Mistake	Consequence	Prevention
Running Step 1 on crafted day	Overwrites crafted pickle with empty/wrong data	Skip Step 1 for crafted days
Missing PYTHONHASHSEED=0	KeyError with large negative number	Always include in every command
Running steps in parallel	Data corruption	Run sequentially
Processing multiple days at once	Pickle conflicts	One day at a time
Step 5 without --day for existing day	Remote processes wrong day (latest by filename)	Always pass --day for historical days

Communication Protocol

bash

# On success
say "Day YYYY MM DD pipeline complete"

# On failure
say "Pipeline error on YYYY MM DD"

Remote Servers

Server	SSH	Purpose
m3u	`sotola@m3u:22222`	Primary compute
kame	`kame@kamegoku:22`	Backup/sync

Script Locations

Script	Local	Remote
`merge_to_df_trans.py`	`/Users/sotola/PycharmProjects/remote_to_m3_ultra/workflows/`	Same path
`known_good_version.py`	Same directory	Deprecated - ignored --day flag

Incident Handling

This section documents resolved incidents and their solutions. When encountering similar issues, check here first.
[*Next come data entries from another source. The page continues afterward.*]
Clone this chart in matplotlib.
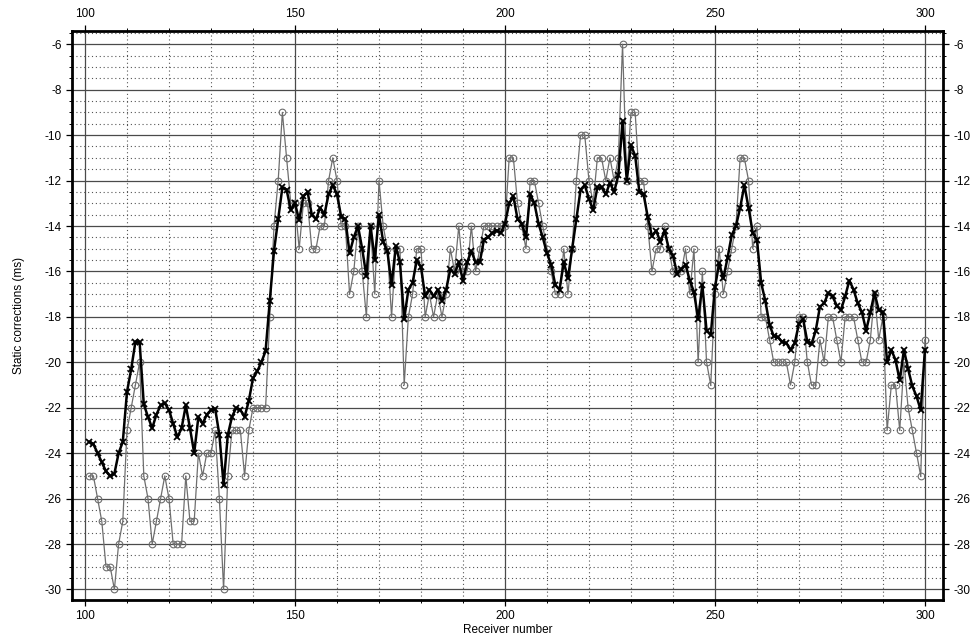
import numpy as np
import matplotlib.pyplot as plt
from matplotlib.ticker import MultipleLocator

plt.rcParams['font.family'] = ['Liberation Sans', 'DejaVu Sans']
plt.rcParams['axes.unicode_minus'] = False

receivers = list(range(101, 301))

# picked statics (integer ms), open circles
picked = [-25, -25, -26, -27, -29, -29, -30, -28, -27, -23,
          -22, -21, -20, -25, -26, -28, -27, -26, -25, -26,
          -28, -28, -28, -25, -27, -27, -24, -25, -24, -24,
          -23, -26, -30, -25, -23, -23, -23, -25, -23, -22,
          -22, -22, -22, -18, -14, -12, -9, -11, -13, -13,
          -15, -13, -13, -15, -15, -14, -14, -12, -11, -12,
          -14, -14, -17, -16, -14, -16, -18, -14, -17, -12,
          -14, -15, -18, -15, -15, -21, -18, -17, -15, -15,
          -18, -17, -18, -17, -18, -17, -15, -16, -14, -16,
          -16, -14, -16, -15, -14, -14, -14, -14, -14, -14,
          -11, -11, -13, -14, -15, -12, -12, -13, -14, -15,
          -16, -17, -17, -15, -17, -15, -12, -10, -10, -12,
          -13, -11, -11, -12, -11, -12, -11, -6, -12, -9,
          -9, -12, -12, -14, -16, -15, -15, -14, -15, -16,
          -16, -16, -15, -17, -15, -20, -16, -20, -21, -17,
          -15, -17, -16, -15, -14, -11, -11, -12, -15, -14,
          -18, -18, -19, -20, -20, -20, -20, -21, -20, -18,
          -18, -20, -21, -21, -19, -20, -18, -18, -19, -20,
          -18, -18, -18, -19, -20, -20, -19, -17, -19, -18,
          -23, -21, -21, -23, -20, -22, -23, -24, -25, -19]

# smoothed statics, x markers
smoothed = [-23.5, -23.6, -24.0, -24.4, -24.8, -25.0, -24.9, -24.0, -23.5, -21.3,
            -20.3, -19.1, -19.1, -21.85, -22.4, -22.9, -22.3, -21.9, -21.8, -22.1,
            -22.7, -23.3, -22.9, -21.9, -22.9, -24.0, -22.4, -22.7, -22.3, -22.1,
            -22.05, -23.2, -25.4, -23.2, -22.4, -22.0, -22.1, -22.4, -21.7, -20.7,
            -20.4, -20.0, -19.5, -17.3, -15.1, -13.7, -12.3, -12.4, -13.3, -13.0,
            -13.75, -12.7, -12.5, -13.5, -13.7, -13.2, -13.5, -12.6, -12.2, -12.6,
            -13.6, -13.7, -15.2, -14.5, -14.0, -15.0, -16.2, -14.0, -15.5, -13.5,
            -14.7, -15.1, -16.6, -14.9, -15.6, -18.1, -16.8, -16.5, -15.5, -15.8,
            -17.1, -16.8, -17.1, -16.8, -17.3, -16.8, -15.9, -16.1, -15.6, -16.4,
            -15.6, -15.1, -15.6, -15.6, -14.6, -14.5, -14.3, -14.2, -14.3, -13.9,
            -13.0, -12.7, -13.7, -13.9, -14.5, -12.6, -13.0, -13.9, -14.5, -15.2,
            -15.7, -16.6, -16.8, -15.6, -16.3, -15.0, -13.7, -12.4, -12.2, -12.8,
            -13.3, -12.3, -12.3, -12.6, -12.1, -12.5, -11.75, -9.4, -12.0, -10.45,
            -10.9, -12.5, -12.6, -13.6, -14.45, -14.2, -14.7, -14.2, -15.0, -15.3,
            -16.1, -15.9, -15.7, -16.4, -16.9, -18.1, -16.6, -18.6, -18.8, -16.7,
            -15.65, -16.3, -15.4, -14.4, -14.0, -13.2, -12.2, -13.2, -14.3, -14.6,
            -16.5, -17.3, -18.35, -18.85, -18.9, -19.1, -19.15, -19.45, -19.15, -18.3,
            -18.1, -19.1, -19.2, -18.6, -17.55, -17.4, -16.95, -17.1, -17.5, -17.7,
            -17.1, -16.4, -16.8, -17.4, -17.8, -18.6, -17.8, -16.95, -17.7, -17.8,
            -20.0, -19.45, -19.9, -20.8, -19.45, -20.3, -21.05, -21.5, -22.1, -19.45]

fig = plt.figure(figsize=(9.78, 6.38), dpi=100)
ax = fig.add_axes([0.0736, 0.06, 0.8906, 0.892])

ax.plot(receivers, picked, color='#6e6e6e', lw=0.9, marker='o', ms=4.8,
        mfc='none', mec='#6e6e6e', mew=0.8, zorder=3)
ax.plot(receivers, smoothed, color='black', lw=1.8, marker='x', ms=4.5,
        mec='black', mew=1.3, zorder=4)

ax.set_xlim(96.9, 304.3)
ax.set_ylim(-30.45, -5.4)

ax.xaxis.set_major_locator(MultipleLocator(50))
ax.xaxis.set_minor_locator(MultipleLocator(10))
ax.yaxis.set_major_locator(MultipleLocator(2))
ax.yaxis.set_minor_locator(MultipleLocator(0.5))

ax.grid(which='major', color='#4a4a4a', lw=0.9, ls='-')
ax.grid(which='minor', color='#555555', lw=0.8, ls=(0, (1, 2.5)))
ax.set_axisbelow(True)

ax.tick_params(which='both', top=True, right=True, labeltop=True, labelright=True,
               direction='out', labelsize=8.5, colors='black')
ax.tick_params(which='major', length=4, width=0.9)
ax.tick_params(which='minor', length=2, width=0.7)

for s in ax.spines.values():
    s.set_linewidth(2)
    s.set_color('black')

ax.set_xlabel('Receiver number', fontsize=8.5, labelpad=1)
ax.set_ylabel('Static corrections (ms)', fontsize=8.5, labelpad=14)

fig.savefig('out.png', dpi=100, facecolor='white')
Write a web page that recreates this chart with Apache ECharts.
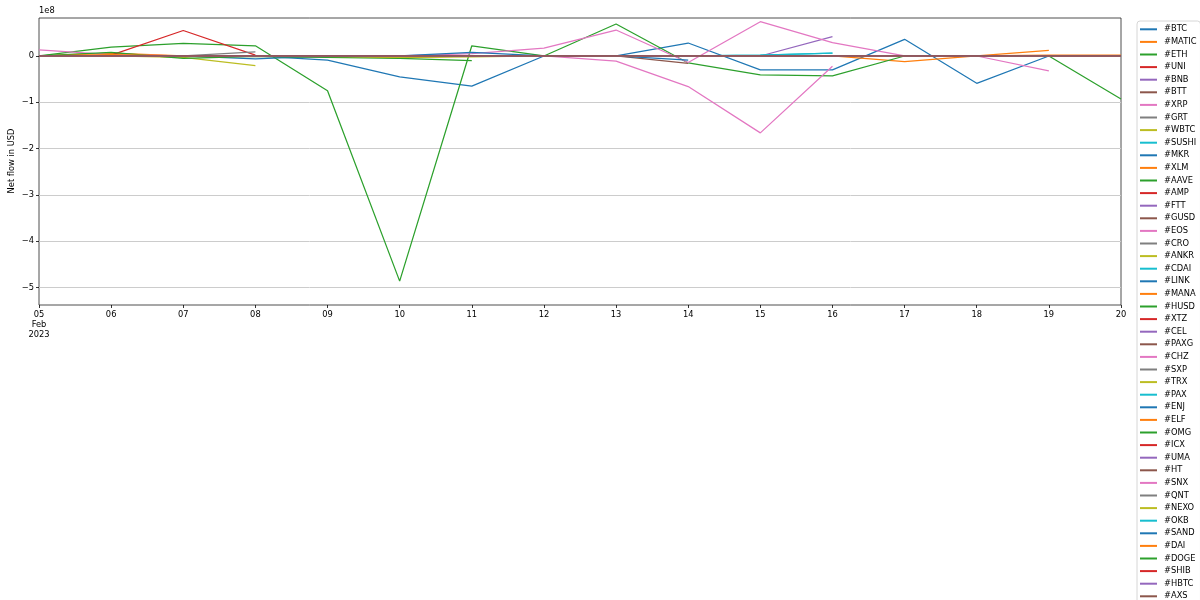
<!DOCTYPE html>
<html>
<head>
<meta charset="utf-8">
<script src="https://cdn.jsdelivr.net/npm/echarts@6/dist/echarts.min.js"></script>
<style>html,body{margin:0;padding:0;background:#fff}#c{width:1200px;height:600px}</style>
</head>
<body>
<div id="c"></div>
<script>
// Dates (x categories)
const dates = ['2023-02-05','2023-02-06','2023-02-07','2023-02-08','2023-02-09','2023-02-10','2023-02-11','2023-02-12',
               '2023-02-13','2023-02-14','2023-02-15','2023-02-16','2023-02-17','2023-02-18','2023-02-19','2023-02-20'];
// y tick values (units of 1e8 USD)
const yTicks = [-5, -4, -3, -2, -1, 0];
const coins = ['BTC','MATIC','ETH','UNI','BNB','BTT','XRP','GRT','WBTC','SUSHI','MKR','XLM','AAVE','AMP','FTT','GUSD',
               'EOS','CRO','ANKR','CDAI','LINK','MANA','HUSD','XTZ','CEL','PAXG','CHZ','SXP','TRX','PAX','ENJ','ELF',
               'OMG','ICX','UMA','HT','SNX','QNT','NEXO','OKB','SAND','DAI','DOGE','SHIB','HBTC','AXS'];
const n = null;
// Net flow values, in units of 1e8 USD
const BTC   = [0, 0, 0, 0, -0.09, -0.45, -0.65, 0, 0, 0.28, -0.30, -0.30, 0.36, -0.59, 0, 0];
const MATIC = [0, 0.06, 0, 0, 0, -0.04, 0, 0, 0, 0, 0, 0, -0.12, 0, 0.12, n];
const ETH   = [0, 0.19, 0.27, 0.22, -0.75, -4.86, 0.22, 0, 0.69, -0.15, -0.41, -0.43, 0, 0, 0, -0.93];
const UNI   = [n, 0.02, 0.55, 0.02, n, n, n, n, n, n, n, n, n, n, n, n];
const BNB   = [0, 0, 0, 0, 0, 0, 0, 0, 0, 0, 0, 0.42, n, n, n, n];
const BTT   = [0, 0, 0, 0, 0, 0, 0, 0, 0, -0.16, n, n, n, n, n, n];
const XRP   = [0.13, 0.03, 0, 0, -0.03, 0, 0.05, 0.17, 0.56, -0.14, 0.74, 0.29, 0, 0, -0.32, n];
const GRT   = [0, 0, 0, 0.09, n, n, n, n, n, n, n, n, n, n, n, n];
const WBTC  = [0, 0, -0.03, -0.21, n, n, n, n, n, n, n, n, n, n, n, n];
const SUSHI = [0, 0, 0, 0, 0, 0, 0, 0, 0, 0, 0.02, 0.06, n, n, n, n];
const MKR   = [0, 0, 0, -0.06, 0, 0, 0.08, 0, 0, n, n, n, n, n, n, n];
const XLM   = [0, 0, 0, 0, 0, 0, 0, 0, 0, 0, 0, 0, 0, 0, 0.02, 0.02];
const AAVE  = [0, 0.08, -0.05, -0.01, -0.03, -0.05, -0.10, n, n, n, n, n, n, n, n, n];
const AMP   = [0, 0, 0, 0, 0, 0, 0, 0, 0, 0, 0, 0, 0, 0, 0, 0];
const FTT   = [0, 0, 0, 0, 0, 0, 0, 0, 0, 0, 0, 0, 0, 0, 0, 0];
const GUSD  = [0, 0, 0, 0, 0, 0, 0, 0, 0, 0, 0, 0, 0, 0, 0, 0];
const EOS   = [0, 0, 0, 0, 0, 0, 0, 0, -0.11, -0.66, -1.66, -0.22, n, n, n, n];
const CRO   = [0, 0, 0, 0, 0, 0, 0, 0, 0, 0, 0, 0, 0, 0, 0, 0];
const ANKR  = [0, 0, 0, 0, -0.01, -0.03, -0.02, 0, 0, 0, 0, 0, 0, 0, 0, 0];
const CDAI  = [0, 0, 0, 0, 0, 0, 0, 0, 0, 0, 0.02, 0.06, n, n, n, n];
const LINK  = [0, 0, 0, 0, 0, 0, 0, 0, 0, -0.09, n, n, n, n, n, n];
const MANA  = [0, 0.03, 0, 0, 0, 0, 0, 0, 0, 0, 0, 0, 0, 0, 0, 0];
const HUSD  = [0, 0, 0, 0, 0, 0, 0, 0, 0, 0, 0, 0, 0, 0, 0, 0];
const XTZ   = [0, 0, 0, 0, 0, 0, 0, 0, 0, 0, 0, 0, 0, 0, 0, 0];
const CEL   = [0, 0, 0, 0, 0, 0, 0, 0, 0, 0, 0, 0, 0, 0, 0, 0];
const PAXG  = [0, 0, 0, 0, 0, 0, 0, 0, 0, 0, 0, 0, 0, 0, 0, 0];
const CHZ   = [0, 0, 0, 0, 0, 0, 0, 0, 0, 0, 0, 0, 0, 0, 0, 0];
const SXP   = [0, 0, 0, 0, 0, 0, 0, 0, 0, 0, 0, 0, 0, 0, 0, 0];
const TRX   = [0, 0, 0, 0, 0, 0, 0, 0, 0, 0, 0, 0, 0, 0, 0, 0];
const PAX   = [0, 0, 0, 0, 0, 0, 0, 0, 0, 0, 0, 0, 0, 0, 0, 0];
const ENJ   = [0, 0, 0, 0, 0, 0, 0, 0, 0, 0, 0, 0, 0, 0, 0, 0];
const ELF   = [0, 0, 0, 0, 0, 0, 0, 0, 0, 0, 0, 0, 0, 0, 0, 0];
const OMG   = [0, 0, 0, 0, 0, 0, 0, 0, 0, 0, 0, 0, 0, 0, 0, 0];
const ICX   = [0, 0, 0, 0, 0, 0, 0, 0, 0, 0, 0, 0, 0, 0, 0, 0];
const UMA   = [0, 0, 0, 0, 0, 0, 0, 0, 0, 0, 0, 0, 0, 0, 0, 0];
const HT    = [0, 0, 0, 0, 0, 0, 0, 0, 0, 0, 0, 0, 0, 0, 0, 0];
const SNX   = [0, 0, 0, 0, 0, 0, 0, 0, 0, 0, 0, 0, 0, 0, 0, 0];
const QNT   = [0, 0, 0, 0, 0, 0, 0, 0, 0, 0, 0, 0, 0, 0, 0, 0];
const NEXO  = [0, 0, 0, 0, 0, 0, 0, 0, 0, 0, 0, 0, 0, 0, 0, 0];
const OKB   = [0, 0, 0, 0, 0, 0, 0, 0, 0, 0, 0, 0, 0, 0, 0, 0];
const SAND  = [0, 0, 0, 0, 0, 0, 0, 0, 0, 0, 0, 0, 0, 0, 0, 0];
const DAI   = [0, 0, 0, 0, 0, 0, 0, 0, 0, 0, 0, 0, 0, 0, 0, 0];
const DOGE  = [0, 0, 0, 0, 0, 0, 0, 0, 0, 0, 0, 0, 0, 0, 0, 0];
const SHIB  = [0, 0, 0, 0, 0, 0, 0, 0, 0, 0, 0, 0, 0, 0, 0, 0];
const HBTC  = [0, 0, 0, 0, 0, 0, 0, 0, 0, 0, 0, 0, 0, 0, 0, 0];
const AXS   = [0, 0, 0, 0, 0, 0, 0, 0, 0, 0, 0, 0, 0, 0, 0, 0];

const seriesValues = [BTC, MATIC, ETH, UNI, BNB, BTT, XRP, GRT, WBTC, SUSHI, MKR, XLM, AAVE, AMP, FTT, GUSD,
  EOS, CRO, ANKR, CDAI, LINK, MANA, HUSD, XTZ, CEL, PAXG, CHZ, SXP, TRX, PAX, ENJ, ELF,
  OMG, ICX, UMA, HT, SNX, QNT, NEXO, OKB, SAND, DAI, DOGE, SHIB, HBTC, AXS];

const palette = ['#1f77b4','#ff7f0e','#2ca02c','#d62728','#9467bd','#8c564b','#e377c2','#7f7f7f','#bcbd22','#17becf'];
const FONT = 'DejaVu Sans';
const FS = 8.3;

const series = coins.map((c, i) => ({
  name: '#' + c,
  type: 'line',
  data: seriesValues[i],
  symbol: 'none',
  showSymbol: false,
  connectNulls: false,
  lineStyle: { width: 1.25, color: palette[i % 10] },
  itemStyle: { color: palette[i % 10] },
  emphasis: { disabled: true },
  z: 2
}));

const chart = echarts.init(document.getElementById('c'), null, { renderer: 'canvas' });
chart.setOption({
  animation: false,
  color: palette,
  textStyle: { fontFamily: FONT },
  grid: { left: 39, top: 18, width: 1082, height: 287, show: true, borderColor: '#222', borderWidth: 0.8, backgroundColor: 'transparent', containLabel: false },
  xAxis: {
    type: 'category',
    data: dates,
    boundaryGap: false,
    axisLine: { show: false, onZero: false },
    axisTick: { show: true, length: 3, inside: false, alignWithLabel: true, interval: 0, lineStyle: { color: '#000', width: 0.8 } },
    axisLabel: {
      interval: 0, margin: 5, color: '#000', fontSize: FS, fontFamily: FONT, lineHeight: 10,
      formatter: (v, i) => i === 0 ? v.slice(8) + '\nFeb\n2023' : v.slice(8)
    },
    splitLine: { show: false }
  },
  yAxis: {
    type: 'value',
    min: -5.375, max: 0.82,
    axisLine: { show: false, onZero: false },
    axisTick: { show: true, length: 3, customValues: yTicks, lineStyle: { color: '#000', width: 0.8 } },
    axisLabel: {
      customValues: yTicks, margin: 5, color: '#000', fontSize: FS, fontFamily: FONT,
      formatter: v => v === 0 ? '0' : '\u2212' + Math.abs(v)
    },
    splitLine: { show: true, lineStyle: { color: '#cccccc', width: 1 } }
  },
  legend: {
    orient: 'vertical',
    left: 1137, top: 21, height: 1200,
    padding: [2, 4, 2, 3],
    itemGap: 0,
    itemWidth: 17, itemHeight: 2,
    icon: 'rect',
    borderColor: '#d6d6d6', borderWidth: 1, borderRadius: 3,
    backgroundColor: '#fff',
    selectedMode: false,
    textStyle: { fontSize: FS, fontFamily: FONT, color: '#000', lineHeight: 12.6, padding: [0, 0, 0, 2] },
    data: coins.map(c => '#' + c)
  },
  graphic: [
    { type: 'text', left: 39, top: 7, style: { text: '1e8', font: FS + 'px "DejaVu Sans"', fill: '#000' } },
    { type: 'text', x: 12, y: 161, rotation: Math.PI / 2,
      style: { text: 'Net flow in USD', font: FS + 'px "DejaVu Sans"', fill: '#000', textAlign: 'center', textVerticalAlign: 'middle' } }
  ],
  series: series
});
</script>
</body>
</html>
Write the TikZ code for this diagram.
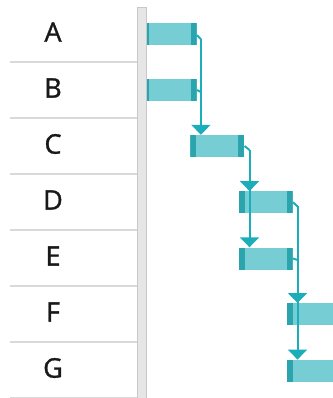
\documentclass[tikz,border=0pt]{standalone}
\usepackage{fontspec}
\setmainfont{Open Sans}[BoldFont={Open Sans},BoldFeatures={FakeBold=1.2}]
\usetikzlibrary{arrows.meta}
\definecolor{barfill}{HTML}{76CDD4}
\definecolor{barcap}{HTML}{2AA5AE}
\definecolor{conncol}{HTML}{1CADBA}
\definecolor{sepcol}{HTML}{D9D9D9}
\definecolor{gbarfill}{HTML}{E6E6E6}
\definecolor{gbardraw}{HTML}{C8C8C8}
\tikzset{
  taskbar/.style={rectangle, minimum width=54pt, minimum height=22pt, inner sep=0pt, fill=barfill,
    path picture={
      \fill[barcap] (path picture bounding box.south west) rectangle ([xshift=6pt]path picture bounding box.north west);
      \fill[barcap] (path picture bounding box.south east) rectangle ([xshift=-6pt]path picture bounding box.north east);
    }},
  rowlabel/.style={inner sep=0pt, font=\fontsize{27pt}{30pt}\selectfont\bfseries, text=black!90},
  sepline/.style={draw=sepcol, line width=1.2pt},
  conn/.style={draw=conncol, line width=2pt, -{Triangle[width=19pt,length=10pt]}},
  connplain/.style={draw=conncol, line width=2pt},
}
\begin{document}
\begin{tikzpicture}[x=1pt,y=-1pt]
\useasboundingbox (0,0) rectangle (332,398);
% row labels
\foreach \t/\yy in {A/32,B/88,C/144,D/200,E/256,F/312,G/368}{
  \node[rowlabel] (lab\t) at (53,\yy) {\t};
}
% separators
\foreach \i/\yy in {1/62,2/118,3/174,4/230,5/286,6/342,7/397.3}{
  \coordinate (sl\i) at (10,\yy);
  \coordinate (sr\i) at (137,\yy);
  \draw[sepline] (sl\i) -- (sr\i);
}
% task bars
\node[taskbar] (A) at (169.7,33.7) {};
\node[taskbar] (B) at (169.7,90) {};
\node[taskbar] (C) at (217.3,146) {};
\node[taskbar] (D) at (265.7,202.3) {};
\node[taskbar] (E) at (265.7,258.5) {};
\node[taskbar] (F) at (313.7,314.2) {};
\node[taskbar] (G) at (313.7,370.8) {};
% gray splitter
\node[draw=gbardraw, fill=gbarfill, line width=1pt, minimum width=9pt, minimum height=393pt, inner sep=0pt, anchor=north west] (split) at (137,7) {};
% connectors
\draw[connplain] ([yshift=-1.5pt]A.east) -- ++(4,4) coordinate (a1);
\draw[conn] (a1) -- (a1 |- C.north);
\draw[connplain] (B.east) -- (a1 |- 0,92);
\draw[connplain] (C.east) -- ++(5,4) coordinate (c1);
\draw[conn] (c1) -- (c1 |- D.north);
\draw[conn] (c1) -- (c1 |- E.north);
\draw[connplain] (D.east) -- ++(4.6,4) coordinate (d1);
\draw[conn] (d1) -- (d1 |- F.north);
\draw[conn] (d1) -- (d1 |- G.north);
\draw[connplain] (E.east) -- (d1 |- 0,260);
\end{tikzpicture}
\end{document}
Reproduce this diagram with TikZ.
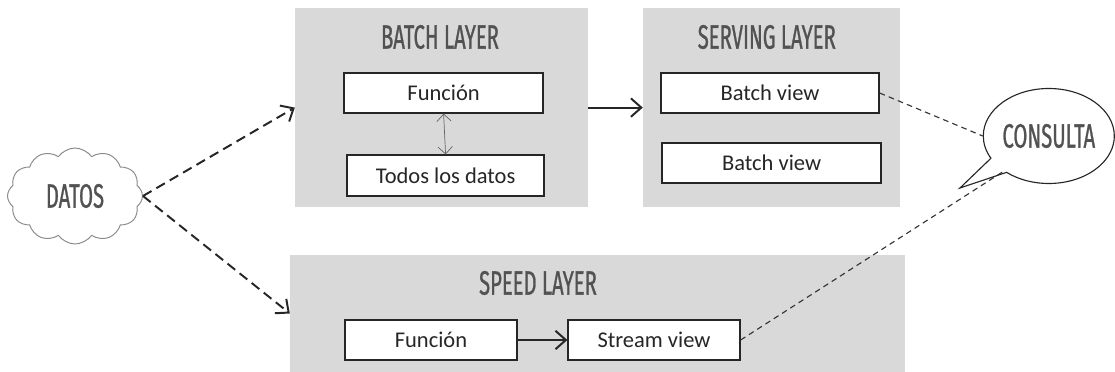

Incident 2026_01_06: Complementary Data Overwrite (Day 2025_12_16)

Problem:

•Old data for 2025_12_16 had 102,122 rows of regular orders only (is_pt=0)
•New Excel file for 2025_12_16 had 51 rows of PT transactions only (Sheet1 empty, Sheet2 had 51 PT)
•Running the pipeline overwrote old data with new, losing 102,122 regular orders

Symptoms:

•After pipeline: Dec 16 had only 102 rows (51 PT × 2 for buyer+seller)
•Before pipeline: Dec 16 had 102,122 rows (all non-PT)
•Data was complementary, not replacement

Root Cause:

•Multi-day Excel file was split, but the split only contained PT data for Dec 16
•Step 1 overwrote the existing parsed pickle with PT-only data
•No backup was made before running

Resolution:

•Restore old Step 1 output from backup: /tmp/agent-67dba-pickle-backup/parsed_excel_files/2025_12_16.pickle

•Concatenate old (102,122 non-PT) + new (102 PT) with matching columns:

python

import pandas as pd
df_old = pd.read_pickle('/tmp/agent-67dba-pickle-backup/parsed_excel_files/2025_12_16.pickle')
df_new = pd.read_pickle('/db23/parsed_excel_files/2025_12_16.pickle')
# Reorder columns to match, cast price dtype
df_new = df_new[df_old.columns]
df_new['price'] = df_new['price'].astype(df_old['price'].dtype)
df_combined = pd.concat([df_old, df_new], ignore_index=True)
df_combined.to_pickle('/db23/parsed_excel_files/2025_12_16.pickle')

•Re-run Steps 2-6 for the day
•Verify: 102,224 rows (102,122 non-PT + 102 PT)

Prevention:

•Always backup before running pipeline on existing days
•Check new data source for completeness before processing
•Compare row counts: if new << old, investigate before proceeding

Key Lesson: Old and new data can be complementary (each has data the other doesn't), not just replacement (new supersedes old). When in doubt, backup and compare before overwriting.